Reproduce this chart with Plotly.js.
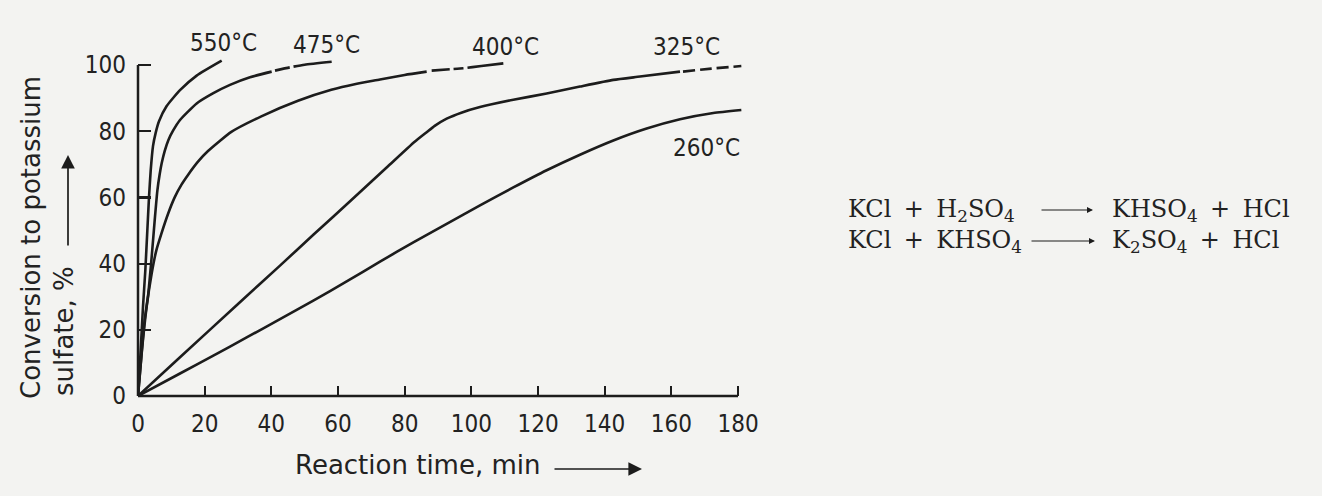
<!DOCTYPE html>
<html><head><meta charset="utf-8">
<script src="https://cdn.plot.ly/plotly-3.0.1.min.js"></script>
<style>html,body{margin:0;padding:0;background:#f3f3f1;} #chart{width:1322px;height:496px;}</style>
</head><body><div id="chart"></div>
<script>
// ---------- data ----------
const x550 = [0, 0.7, 1.5, 2.2, 2.8, 3.3, 3.8, 4.5, 5.3, 6.3, 8.6, 12.6, 17.6, 25.1];
const y550 = [0, 12, 27, 38, 50, 60, 68, 75.5, 79.5, 83, 87.6, 92.4, 96.8, 101.3];

const x475 = [0, 1, 2, 3.1, 4.1, 5, 5.8, 6.5, 7.1, 8, 9.1, 10.6, 12.6, 17.6, 22.6, 27.6, 33.6, 40.1];
const y475 = [0, 12, 23, 31, 42, 53, 62, 67, 70.3, 74, 77.3, 80.3, 83.4, 88.4, 91.5, 94, 96.3, 98];
const x475d = [41.1, 45.6, 50, 58.1];
const y475d = [98.3, 99.3, 100.1, 101];

const x400 = [0, 1.2, 2.6, 4.1, 5.5, 7, 9, 11, 13, 15, 18, 21, 28, 37, 48, 58, 65, 72.6, 80, 86.6];
const y400 = [0, 14, 27, 37, 44, 49, 55, 60, 63.8, 66.8, 70.8, 74, 79.8, 84.5, 89.2, 92.5, 94.2, 95.6, 97, 98];
const x400d = [88.1, 93.6, 97.6, 103, 109.6];
const y400d = [98.3, 98.7, 99, 99.7, 100.5];

const x325 = [0, 12.6, 30, 42.6, 52.6, 65, 75, 83, 86.5, 89, 92.6, 97, 102.6, 112.6, 122.6, 132.6, 142.6, 150.6, 162.6];
const y325 = [0, 11.7, 27.8, 39.4, 48.7, 60.1, 69.4, 76.8, 79.6, 81.6, 83.8, 85.6, 87.3, 89.5, 91.4, 93.5, 95.5, 96.5, 98];
const x325d = [163.5, 172, 181];
const y325d = [98, 98.9, 99.7];

const x260 = [0, 12.6, 22.6, 32.6, 42.6, 52.6, 62.6, 72.6, 82.6, 92.6, 102.6, 112.6, 122.6, 132.6, 142.6, 152.6, 162.6, 172.6, 181];
const y260 = [0, 6.8, 12.2, 17.7, 23.2, 28.8, 34.6, 40.6, 46.4, 52, 57.6, 63, 68.2, 72.9, 77.2, 80.8, 83.6, 85.5, 86.4];

const curveLabels = ['550°C', '475°C', '400°C', '325°C', '260°C'];
const xTicks = [0, 20, 40, 60, 80, 100, 120, 140, 160, 180];
const yTicks = [0, 20, 40, 60, 80, 100];
const xTitle = 'Reaction time, min';
const yTitle1 = 'Conversion to potassium';
const yTitle2 = 'sulfate, %';
const PLUS = '\u00A0\u2009+\u2009\u00A0';
const eqLeft = ['KCl' + PLUS + 'H<sub>2</sub>SO<sub>4</sub>', 'KCl' + PLUS + 'KHSO<sub>4</sub>'];
const eqRight = ['KHSO<sub>4</sub>' + PLUS + 'HCl', 'K<sub>2</sub>SO<sub>4</sub>' + PLUS + 'HCl'];

// ---------- layout geometry ----------
const L = 138, W = 610, T = 55, H = 341, B = 100;
const PW = 1322, PH = 496;
const px = p => (p - L) / W;            // pixel -> paper x
const py = p => (PH - B - p) / H;       // pixel -> paper y

const ink = '#1c1c1c';
const sansC = '"DejaVu Sans Condensed", "DejaVu Sans", sans-serif';
const sans = '"DejaVu Sans", sans-serif';
const serif = '"DejaVu Serif", "Liberation Serif", serif';

function solid(x, y) {
  return {x, y, type: 'scatter', mode: 'lines', hoverinfo: 'skip',
          line: {color: ink, width: 2.6, shape: 'spline', smoothing: 0.5}};
}
function dashed(x, y, dash) {
  return {x, y, type: 'scatter', mode: 'lines', hoverinfo: 'skip',
          line: {color: ink, width: 2.6, dash: dash, shape: 'spline', smoothing: 0.5}};
}

const traces = [
  solid(x550, y550),
  solid(x475, y475), dashed(x475d, y475d, '15px,4px,40px'),
  solid(x400, y400), dashed(x400d, y400d, '18px,4px,10px,4px,40px'),
  solid(x325, y325), dashed(x325d, y325d, '12px,5px'),
  solid(x260, y260)
];

function label(text, cx, cy) {
  return {text, xref: 'paper', yref: 'paper', x: px(cx), y: py(cy),
          xanchor: 'center', yanchor: 'middle', showarrow: false,
          font: {family: sansC, size: 24, color: '#222'}};
}
function arrow(hx, hy, tx, ty, size, width) {
  return {text: '', xref: 'paper', yref: 'paper', x: px(hx), y: py(hy),
          ax: tx - hx, ay: ty - hy, showarrow: true, arrowhead: 2,
          arrowsize: size, arrowwidth: width, arrowcolor: ink, standoff: 0, startstandoff: 0};
}
function eqText(lines, lx, cy) {
  return {text: lines.join('<br>'), xref: 'paper', yref: 'paper', x: px(lx), y: py(cy),
          xanchor: 'left', yanchor: 'middle', align: 'left', showarrow: false,
          font: {family: serif, size: 24, color: '#222'}};
}

const annotations = [
  label(curveLabels[0], 223, 43),
  label(curveLabels[1], 326, 45),
  label(curveLabels[2], 505, 47),
  label(curveLabels[3], 686, 47),
  label(curveLabels[4], 706, 148),
  // axis titles
  {text: xTitle, xref: 'paper', yref: 'paper', x: px(418), y: py(465),
   xanchor: 'center', yanchor: 'middle', showarrow: false,
   font: {family: sans, size: 26, color: '#222'}},
  arrow(642, 469, 553, 469, 1.6, 1.7),
  {text: yTitle1, xref: 'paper', yref: 'paper', x: px(31), y: py(238),
   xanchor: 'center', yanchor: 'middle', showarrow: false, textangle: -90,
   font: {family: sans, size: 26, color: '#222'}},
  {text: yTitle2, xref: 'paper', yref: 'paper', x: px(64), y: py(331),
   xanchor: 'center', yanchor: 'middle', showarrow: false, textangle: -90,
   font: {family: sans, size: 26, color: '#222'}},
  arrow(68, 155, 68, 247, 1.6, 1.7),
  // equations
  eqText(eqLeft, 846, 226),
  arrow(1093, 210, 1040, 210, 1, 1.2),
  arrow(1095, 241, 1030, 241, 1, 1.2),
  eqText(eqRight, 1110, 226)
];

const shapes = [
  {type: 'line', xref: 'paper', yref: 'y', x0: 0, x1: 0, y0: 0, y1: 100,
   line: {color: ink, width: 2.5}},
  {type: 'line', xref: 'x', yref: 'paper', x0: 0, x1: 180, y0: 0, y1: 0,
   line: {color: ink, width: 2.5}}
];

const layout = {
  width: PW, height: PH,
  margin: {l: L, r: PW - L - W, t: T, b: B, pad: 0},
  paper_bgcolor: '#f3f3f1', plot_bgcolor: 'rgba(0,0,0,0)',
  showlegend: false,
  xaxis: {range: [0, 183], showgrid: false, zeroline: false, showline: false,
          tickmode: 'array', tickvals: xTicks, ticktext: xTicks.map(String),
          ticks: 'inside', ticklen: 10, tickwidth: 2.2, tickcolor: ink,
          ticklabelstandoff: 11,
          tickfont: {family: sansC, size: 24, color: '#222'}, fixedrange: true},
  yaxis: {range: [0, H / 3.31], showgrid: false, zeroline: false, showline: false,
          tickmode: 'array', tickvals: yTicks, ticktext: yTicks.map(String),
          ticks: 'inside', ticklen: 13, tickwidth: 2.2, tickcolor: ink,
          ticklabelstandoff: 11,
          tickfont: {family: sansC, size: 24, color: '#222'}, fixedrange: true},
  annotations, shapes
};

Plotly.newPlot('chart', traces, layout, {staticPlot: true, displayModeBar: false});
</script></body></html>
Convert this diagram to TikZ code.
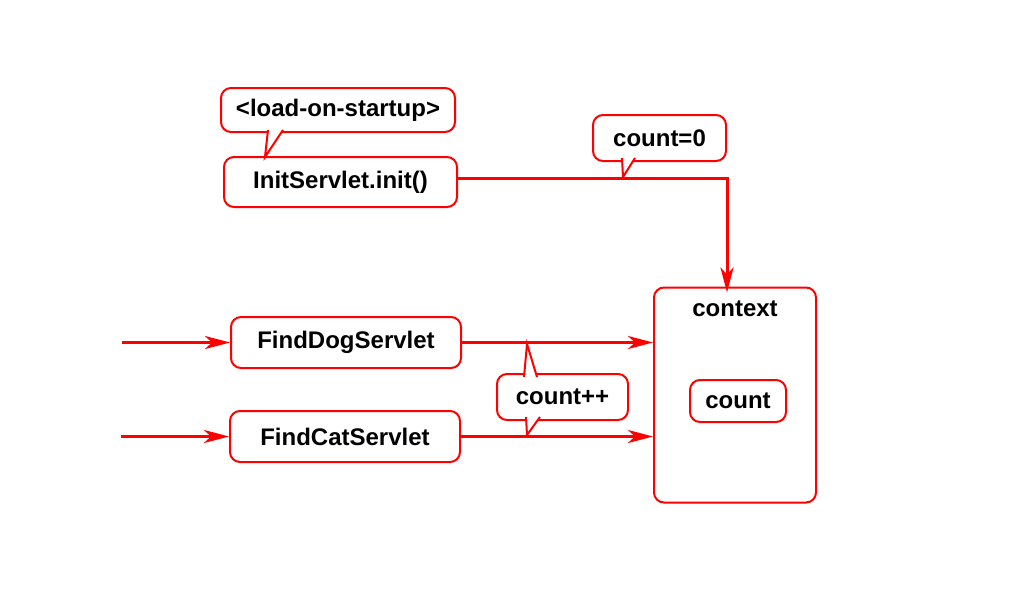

:::::

From the opening line of the listing above through the line bearing "const y400d = [98.3, 98.7, 99, 99.7, 100.5];", repeat each line exactly. Drop every picture.

(Answer to this problem)
Reproduce this chart with Plotly.js.
<!DOCTYPE html>
<html><head><meta charset="utf-8">
<script src="https://cdn.plot.ly/plotly-3.0.1.min.js"></script>
<style>html,body{margin:0;padding:0;background:#f3f3f1;} #chart{width:1322px;height:496px;}</style>
</head><body><div id="chart"></div>
<script>
// ---------- data ----------
const x550 = [0, 0.7, 1.5, 2.2, 2.8, 3.3, 3.8, 4.5, 5.3, 6.3, 8.6, 12.6, 17.6, 25.1];
const y550 = [0, 12, 27, 38, 50, 60, 68, 75.5, 79.5, 83, 87.6, 92.4, 96.8, 101.3];

const x475 = [0, 1, 2, 3.1, 4.1, 5, 5.8, 6.5, 7.1, 8, 9.1, 10.6, 12.6, 17.6, 22.6, 27.6, 33.6, 40.1];
const y475 = [0, 12, 23, 31, 42, 53, 62, 67, 70.3, 74, 77.3, 80.3, 83.4, 88.4, 91.5, 94, 96.3, 98];
const x475d = [41.1, 45.6, 50, 58.1];
const y475d = [98.3, 99.3, 100.1, 101];

const x400 = [0, 1.2, 2.6, 4.1, 5.5, 7, 9, 11, 13, 15, 18, 21, 28, 37, 48, 58, 65, 72.6, 80, 86.6];
const y400 = [0, 14, 27, 37, 44, 49, 55, 60, 63.8, 66.8, 70.8, 74, 79.8, 84.5, 89.2, 92.5, 94.2, 95.6, 97, 98];
const x400d = [88.1, 93.6, 97.6, 103, 109.6];
const y400d = [98.3, 98.7, 99, 99.7, 100.5];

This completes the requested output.